Tuesday, March 15, 2016


If you are looking for something epic (and beyond the standard pita bread) to pair with homemade hummus this is the bread for you.   

I love pita, but making it isn't always easy.  Pita bread can be finicky.  Trying to create enough steam in the oven to "puff" the bread up can be a downright frustrating task.  This flatbread on the other hand is incredibly easy.   Man'oushe is a traditional Lebanese breakfast snack.  If you are a fan of the savory breakfast, I can see how eating one of these warm from the oven would be an appealing way to start the day.   But in all honesty, I can't see how you couldn't incorporate one of these breads into almost every meal you have.  Stuffed with feta, tomatoes, and cucumbers and rolled like a burrito it could be a portable lunch.  At dinner use it to sop up whatever remains on your plate from a stewed meat dish.   It's a flavorful bread that works all the time.   

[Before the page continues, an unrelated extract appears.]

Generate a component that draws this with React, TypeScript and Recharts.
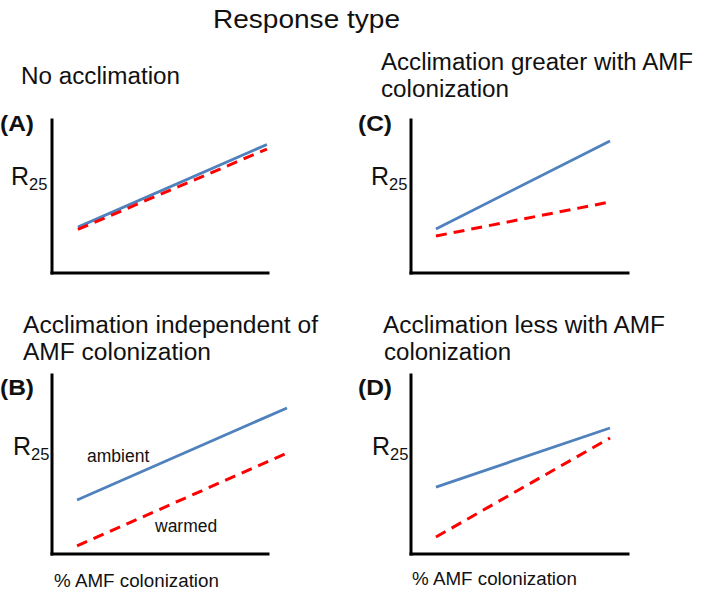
import { LineChart, Line, XAxis, YAxis, ReferenceLine } from 'recharts';

// x positions are % of the drawn x-axis length, y values are % of the y-axis height
const xA = [12, 99.5];
const ambientA = [30, 84];
const warmedA = [28.5, 81];

const xB = [11.6, 108.8];
const ambientB = [30.2, 81.6];
const warmedB = [4.5, 56.4];

const xC = [11.5, 91.7];
const ambientC = [28.8, 86.3];
const warmedC = [24.2, 46.4];

const xD = [11.5, 91.7];
const ambientD = [37.4, 70.4];
const warmedD = [9.5, 64.8];

const BLUE = '#4F81BD';
const RED = '#FF0000';
const FONT = '"Liberation Sans", Arial, sans-serif';
const PAD = 10;

const toRows = (xs: number[], amb: number[], warm: number[]) =>
    xs.map((x, i) => ({ x, ambient: amb[i], warmed: warm[i] }));

interface PanelProps {
    left: number;
    top: number;
    axisW: number;
    axisH: number;
    xs: number[];
    ambient: number[];
    warmed: number[];
}

const Panel = ({ left, top, axisW, axisH, xs, ambient, warmed }: PanelProps) => {
    const data = toRows(xs, ambient, warmed);
    return (
        <div style={{ position: 'absolute', left: left - PAD, top: top - PAD }}>
            <LineChart
                width={axisW * 1.1 + PAD * 2}
                height={axisH + PAD * 2}
                data={data}
                margin={{ top: PAD, right: PAD, bottom: PAD, left: PAD }}
            >
                <XAxis type="number" dataKey="x" domain={[0, 110]} hide />
                <YAxis type="number" domain={[0, 100]} hide />
                <ReferenceLine
                    segment={[{ x: 0, y: 0 }, { x: 0, y: 100 }]}
                    stroke="#000"
                    strokeWidth={3}
                    strokeLinecap="square"
                    ifOverflow="visible"
                />
                <ReferenceLine
                    segment={[{ x: 0, y: 0 }, { x: 100, y: 0 }]}
                    stroke="#000"
                    strokeWidth={3}
                    strokeLinecap="square"
                    ifOverflow="visible"
                />
                <Line
                    type="linear"
                    dataKey="ambient"
                    stroke={BLUE}
                    strokeWidth={2.8}
                    dot={false}
                    isAnimationActive={false}
                />
                <Line
                    type="linear"
                    dataKey="warmed"
                    stroke={RED}
                    strokeWidth={3}
                    strokeDasharray="11 7"
                    dot={false}
                    isAnimationActive={false}
                />
            </LineChart>
        </div>
    );
};

const R25 = ({ x, y }: { x: number; y: number }) => (
    <text x={x} y={y} fontSize={25}>
        R<tspan fontSize={16.5} dy={5}>25</tspan>
    </text>
);

const Title = ({ x, y, w, children }: { x: number; y: number; w: number; children: string }) => (
    <text x={x} y={y} fontSize={23.5} textLength={w} lengthAdjust="spacingAndGlyphs">
        {children}
    </text>
);

const Tag = ({ x, y, children }: { x: number; y: number; children: string }) => (
    <text x={x} y={y} fontSize={22.5} fontWeight="bold" textLength={34} lengthAdjust="spacingAndGlyphs">
        {children}
    </text>
);

export default function App() {
    return (
        <div
            style={{
                position: 'absolute',
                left: 0,
                top: 0,
                width: 709,
                height: 593,
                background: '#fff',
                fontFamily: FONT,
            }}
        >
            <Panel left={52} top={120} axisW={216} axisH={153} xs={xA} ambient={ambientA} warmed={warmedA} />
            <Panel left={52} top={375} axisW={216} axisH={179} xs={xB} ambient={ambientB} warmed={warmedB} />
            <Panel left={411} top={120} axisW={217} axisH={153} xs={xC} ambient={ambientC} warmed={warmedC} />
            <Panel left={411} top={375} axisW={217} axisH={179} xs={xD} ambient={ambientD} warmed={warmedD} />

            <svg
                width={709}
                height={593}
                style={{ position: 'absolute', left: 0, top: 0, pointerEvents: 'none' }}
                fontFamily={FONT}
                fill="#111"
            >
                <text x={213} y={28} fontSize={25.5} textLength={187} lengthAdjust="spacingAndGlyphs">
                    Response type
                </text>

                <Title x={21} y={84} w={159}>No acclimation</Title>
                <Title x={381} y={70} w={312}>Acclimation greater with AMF</Title>
                <Title x={381} y={97} w={128}>colonization</Title>
                <Title x={23} y={333} w={295}>Acclimation independent of</Title>
                <Title x={23} y={360} w={188}>AMF colonization</Title>
                <Title x={383} y={333} w={282}>Acclimation less with AMF</Title>
                <Title x={384} y={360} w={127}>colonization</Title>

                <Tag x={0} y={131}>(A)</Tag>
                <Tag x={358} y={131}>(C)</Tag>
                <Tag x={0} y={395}>(B)</Tag>
                <Tag x={358} y={395}>(D)</Tag>

                <R25 x={11} y={185} />
                <R25 x={371} y={185} />
                <R25 x={13} y={455} />
                <R25 x={372} y={455} />

                <text x={87} y={462} fontSize={17.5}>ambient</text>
                <text x={155} y={532} fontSize={17.5}>warmed</text>

                <text x={54} y={587} fontSize={18.8}>% AMF colonization</text>
                <text x={412} y={585} fontSize={18.8}>% AMF colonization</text>
            </svg>
        </div>
    );
}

Recipe from David Lebovitz

Yields - Six flatbreads

Flatbread Dough

1 cup (250ml) tepid water (slightly warmer than room temperature)
1 teaspoon active dry yeast
1 teaspoon sugar
1 tablespoon olive oil
2 1/2 cups (350g) all-purpose flour
1 1/2 teaspoons kosher or sea salt

Za’atar Topping

1/4 cup (40g) za’atar
1/4 cup (60ml) extra-virgin olive oil

To make the dough, in a bowl of a stand mixer (if mixing by hand, use a large bowl), sprinkle the yeast over the water along with the sugar and let sit in a warm place until the yeast starts to bubble, about 10 minutes.

Stir in the olive oil, flour, and salt. If using a stand mixer, use the dough hook attachment. If mixing by hand, stir with a wood spoon or spatula until it becomes too thick to stir, then turn the dough out onto a lightly floured counter. Knead the dough in the machine on medium-high speed, or by hand, until the dough forms a smooth ball, but is slightly sticky when you touch it with your finger. It’ll take about 5 minutes and will pull away from the sides of the mixer bowl. Cover the dough in the bowl with a kitchen towel, and let rise in a warm place until the dough doubles in volume, about 1 1/2 hours.

To make the flatbreads, preheat the oven to 500ºF/260ºC and move the oven rack to the upper third of the oven. Set a baking steel on the rack. (Check the manufacturer’s instructions for your baking steel or stone.) Otherwise, line two baking sheets with parchment paper. Preheat the baking steel or stone for 45 minutes.

Turn the dough out onto a lightly floured countertop and divide the dough into six pieces. Roll each piece of dough into a small oval, rolling it just until each starts to resist. When each one does, set it aside on the countertop and begin rolling another. Continue to roll each of the six pieces of dough into ovals, stopping when the dough starts stretching back on itself.

When ready to bake, take the first oval of dough and roll it out to its final size, adding a bit more flour if necessary to keep it from sticking to the counter or rolling pin, turning it over a few times to ensure it’s not sticking. Roll it until it’s about 12-inch long by 4- or 5-inches wide (30cm by 10- to 12cm).

Spread the oval with a layer of the za’atar mixture, about 1 1/2 tablespoons per flatbread leaving, not quite reaching the edge so there’s space for a crust. Don’t worry about any bare spots when smearing on the za’atar: it doesn’t need to be perfect.

Lift the finished flatbread with your hands, or slide a pizza peel dusted with flour underneath, and transfer the flatbread on the baking steel or stone. Continue rolling and topping the rest of the flatbreads, baking each until the crust is golden brown, about 7 minutes.

Remove the flatbreads from the oven when the crusts are golden brown and serve warm or at room temperature.

Serving and storage: The flatbreads are best when eaten warm or shortly after baking, preferably within a few hours. You can make the dough in step 2 and chill it, letting it come back to room temperature before letting it rise and rolling it out. I would not freeze these flatbreads.